The levels themselves are very well done: they are mostly linear, offering few chances to explore, but the outdoor arenas have more options. Another nice touch is the fact that the three campaigns tie together: you can see yourself as an Alien during the Marine campaigns: that's cool. As the Alien, you progress from a facehugger, finding a viable host, to a chestburster, to a full grown adult: that's cool. It's also cool that the developers didn't wussy up and shy away from the Mature rating; this is a game based on a couple of rated R movies. The bad aspect of the game is the heavy amount of scripting used: the enemies will always appear from the same locations in the same numbers every time. This makes replaying the same level after you've died much less surprising and repetitious. Despite this, Aliens vs. Predator 2 is still loads of fun and a blast to play.
Aliens vs. Predator 2 uses the Lithtech engine for rendering graphics, used in No One Lives Forever. Now, the Lithtech engine isn't the most beautiful graphics engine around (see Quake III), but it certainly does a good job here depicting the dark and moody levels for the game. The detail of the people, places, and things is very good, and the beheading sequence is especially convincing. You'll easily recognize the exotic species during the game, which are pretty well detailed. The people at Monolith did a wonderful job in warping the Lithtech engine to show convincing levels. The story itself forwarded by the way of cutscenes, which conveys the movie atmosphere of the game. All told, the graphics in Aliens vs. Predator can compete with most game on the et, and look very well done and professional.

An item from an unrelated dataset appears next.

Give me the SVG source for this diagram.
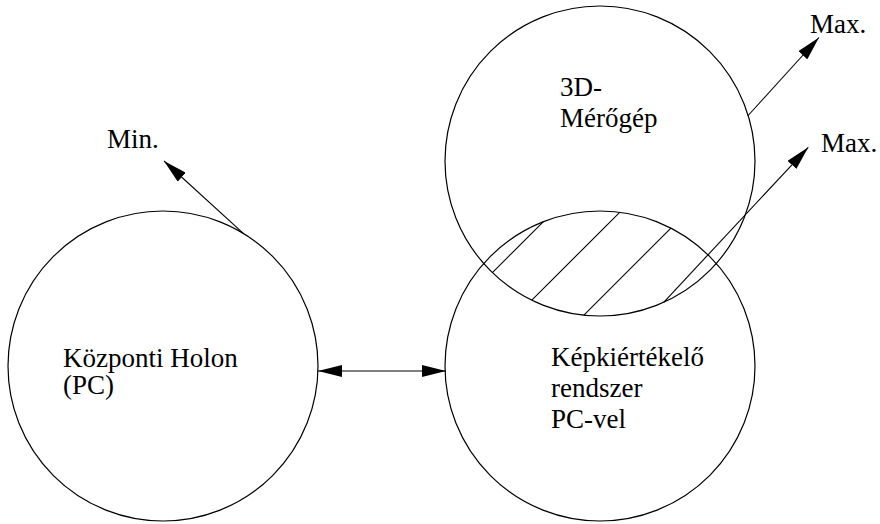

Aliens vs. Predator 2 builds upon the foundation laid by its predecessor, and ends up being one of the better first "person" shooters around. Varied gameplay stems from the inclusion of three distinctly different species, and this keeps the game fresh: if you get tired of being a Predator, just switch over to another campaign. The graphics and sound are first-rate, and the multiplayer has some innovative modes of play. Aliens vs. Predator 2 is one of my favorite shooters, and I routinely come back to play some more of the game. Anyone who is a fan of shooters or the movies (or both) should not be disappointed by this juicy offering.